- **SUPPLIED MATERIAL**:
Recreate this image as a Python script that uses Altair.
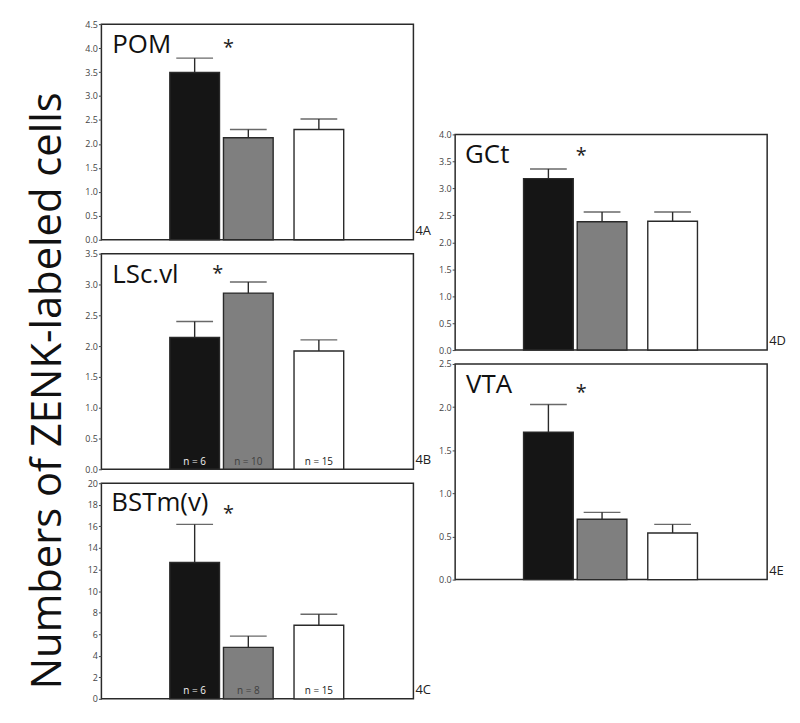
import altair as alt
import pandas as pd

# ---------------- data ----------------
groups = ["black", "grey", "white"]
# black and grey bars stand side by side, the white bar stands apart
pair = ["paired", "paired", "single"]
member = ["first", "second", "first"]

regions = ["POM", "LSc.vl", "BSTm(v)", "GCt", "VTA"]
fig_labels = ["4A", "4B", "4C", "4D", "4E"]

pom_mean = [3.49, 2.13, 2.30]
pom_upper = [3.79, 2.30, 2.52]
lsc_mean = [2.14, 2.86, 1.92]
lsc_upper = [2.40, 3.04, 2.10]
bst_mean = [12.65, 4.77, 6.83]
bst_upper = [16.18, 5.82, 7.85]
gct_mean = [3.18, 2.38, 2.39]
gct_upper = [3.36, 2.56, 2.56]
vta_mean = [1.71, 0.70, 0.54]
vta_upper = [2.03, 0.78, 0.64]

lsc_n = ["n = 6", "n = 10", "n = 15"]
bst_n = ["n = 6", "n = 8", "n = 15"]

pom_ticks = [0.0, 0.5, 1.0, 1.5, 2.0, 2.5, 3.0, 3.5, 4.0, 4.5]
lsc_ticks = [0.0, 0.5, 1.0, 1.5, 2.0, 2.5, 3.0, 3.5]
bst_ticks = [0, 2, 4, 6, 8, 10, 12, 14, 16, 18, 20]
gct_ticks = [0.0, 0.5, 1.0, 1.5, 2.0, 2.5, 3.0, 3.5, 4.0]
vta_ticks = [0.0, 0.5, 1.0, 1.5, 2.0, 2.5]

y_title = "Numbers of ZENK-labeled cells"

# ---------------- style / layout ----------------
W, H = 314, 217
FONT = "Open Sans"
INK = "#2a2a2a"
bar_fill = ["#151515", "#7f7f7f", "#ffffff"]
n_color = ["#f2f2f2", "#3e3e3e", "#1a1a1a"]


def panel(region, fig_label, mean, upper, ticks, fmt, n=None,
          title_xy=(11, 29), star_xy=(128, 22)):
    df = pd.DataFrame({
        "group": groups, "pair": pair, "member": member,
        "mean": mean, "upper": upper,
        "n": n if n is not None else [""] * 3,
    })
    x = alt.X("pair:N", axis=None,
              scale=alt.Scale(domain=["paired", "single"], paddingInner=0.168,
                              paddingOuter=0.34, align=0.81))
    xo = alt.XOffset("member:N",
                     scale=alt.Scale(domain=["first", "second"],
                                     paddingInner=0.074, paddingOuter=0))
    yscale = alt.Scale(domain=[0, ticks[-1]], nice=False, zero=True)
    yaxis = alt.Axis(values=ticks, format=fmt, title=None, grid=False,
                     domain=False, tickSize=3, tickColor="#444",
                     tickWidth=1, labelFontSize=9, labelFont=FONT,
                     labelColor="#444", labelPadding=1,
                     labelOverlap=False, labelFlush=False)
    y_mean = alt.Y("mean:Q", scale=yscale, axis=yaxis)
    y_upper = alt.Y("upper:Q", scale=yscale, axis=yaxis)
    base = alt.Chart(df)
    bars = base.mark_bar(stroke=INK, strokeWidth=1.4).encode(
        x=x, xOffset=xo, y=y_mean,
        fill=alt.Fill("group:N", scale=alt.Scale(domain=groups, range=bar_fill),
                      legend=None))
    stems = base.mark_rule(color=INK, strokeWidth=1.4).encode(
        x=x, xOffset=xo, y=y_mean, y2="upper:Q")
    caps = base.mark_tick(color=INK, thickness=1.4, size=37,
                          orient="horizontal").encode(
        x=x, xOffset=xo, y=y_upper)
    layers = [bars, stems, caps]
    if n is not None:
        layers.append(base.mark_text(fontSize=10, font=FONT,
                                     baseline="alphabetic").encode(
            x=x, xOffset=xo, y=alt.value(H - 4.5), text="n:N",
            color=alt.Color("group:N",
                            scale=alt.Scale(domain=groups, range=n_color),
                            legend=None)))
    title = alt.Chart(pd.DataFrame({"t": [region]})).mark_text(
        align="left", baseline="alphabetic", fontSize=26, font=FONT,
        color="#111").encode(x=alt.value(title_xy[0]),
                             y=alt.value(title_xy[1]), text="t:N")
    star = alt.Chart(pd.DataFrame({"t": ["*"]})).mark_text(
        align="center", baseline="alphabetic", fontSize=20, font=FONT,
        color="#222").encode(x=alt.value(star_xy[0]),
                             y=alt.value(star_xy[1] + 7), text="t:N")
    lab = alt.Chart(pd.DataFrame({"t": [fig_label]})).mark_text(
        align="left", baseline="alphabetic", fontSize=13, font=FONT,
        color="#222").encode(x=alt.value(W + 2), y=alt.value(H - 5),
                             text="t:N")
    layers += [title, star, lab]
    return alt.layer(*layers).properties(width=W, height=H)


pA = panel(regions[0], fig_labels[0], pom_mean, pom_upper, pom_ticks, ".1f",
           title_xy=(11, 29), star_xy=(128, 23))
pB = panel(regions[1], fig_labels[1], lsc_mean, lsc_upper, lsc_ticks, ".1f",
           n=lsc_n, title_xy=(11, 30), star_xy=(117, 19))
pC = panel(regions[2], fig_labels[2], bst_mean, bst_upper, bst_ticks, "d",
           n=bst_n, title_xy=(10, 28), star_xy=(128, 30))
pD = panel(regions[3], fig_labels[3], gct_mean, gct_upper, gct_ticks, ".1f",
           title_xy=(10, 29), star_xy=(127, 21))
pE = panel(regions[4], fig_labels[4], vta_mean, vta_upper, vta_ticks, ".1f",
           title_xy=(11, 29), star_xy=(127, 28))

spacer = alt.Chart(pd.DataFrame({"a": [0]})).mark_point(opacity=0).encode(
    x=alt.value(0), y=alt.value(0)).properties(
    width=W, height=97, view=alt.ViewBackground(stroke="transparent"))

left = alt.vconcat(pA, pB, pC, spacing=14, bounds="flush")
right = alt.vconcat(spacer, pD, pE, spacing=14, bounds="flush")

chart = alt.hconcat(left, right, spacing=5).properties(
    title=alt.TitleParams(y_title, orient="left", anchor="middle",
                          fontSize=42, font=FONT, fontWeight="normal",
                          color="#111", offset=14, dx=-29),
    padding={"left": 19, "top": 9, "right": 5, "bottom": 5},
).configure_view(stroke=INK, strokeWidth=1.5).configure_axis(
    labelOverlap=False)

chart.save("out.html", embed_options={"renderer": "svg", "actions": False})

- **BRIEF**: From the first line above through the line containing "import pandas as pd", copy everything exactly, without the pictures.

- **SOLUTION TO THE PROBLEM**:
Recreate this image as a Python script that uses Altair.
import altair as alt
import pandas as pd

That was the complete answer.